Real Estate

Philip Green’s Arcadia secures go-ahead for restructuring plan


Philip Green’s Arcadia fashion group has secured backing for a controversial restructuring plan after a meeting of creditors voted to approve it.

The owner of brands such as Topshop and Wallis needed three-quarters of its unsecured creditors to back the plan, known as a company voluntary arrangement. At a meeting in London, Arcadia received that — although the company did not immediately divulge by what margin.

The move clears the way for 23 stores to close outright, with rents reduced by up to 70 per cent on 194 more.

“We are extremely grateful to our creditors for supporting these proposals and to Lady Green for her continued support,” said Ian Grabiner, Arcadia’s chief executive.

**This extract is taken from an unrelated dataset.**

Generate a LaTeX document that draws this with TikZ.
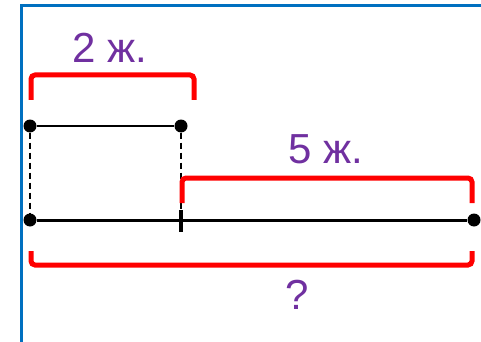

He was referring to a last-minute compromise on the part of Sir Philip and his wife, whereby they reimbursed the worst-affected landlords to limit rent cuts to 50 per cent. The move helped sway the latest vote despite the opposition of Intu, one of the company’s biggest landlords. Lady Tina has also financed a separate agreement with the UK’s Pensions Regulator.

“From today, with the right structure in place to reduce our cost base and create a stable financial platform for the group, we can execute our business turnaround plan to drive growth through our digital and wholesale channels, while ensuring our store portfolio remains at the heart of our customer offer,” Mr Grabiner added.

A similar meeting last week had to be adjourned after it became clear that not all of the schemes — there are seven CVAs in all — would secure the requisite support. Many property companies bitterly resented the terms of the CVA, saying that it was opportunistic and forced creditors to foot the bill for years of under-investment in the core operations.

Arcadia has said it will invest £135m over three years in refurbishing stores, improving its website and building more distribution capability. But this represents a lower rate of capital spending than seen in previous years and is being financed by improved profit and cash flow, not new investment into the business.

Landlords who voted in favour of the plan will share around £40m from a compensation fund, and if Arcadia is sold in the future they will also take 20 per cent of any equity value ascribed to it.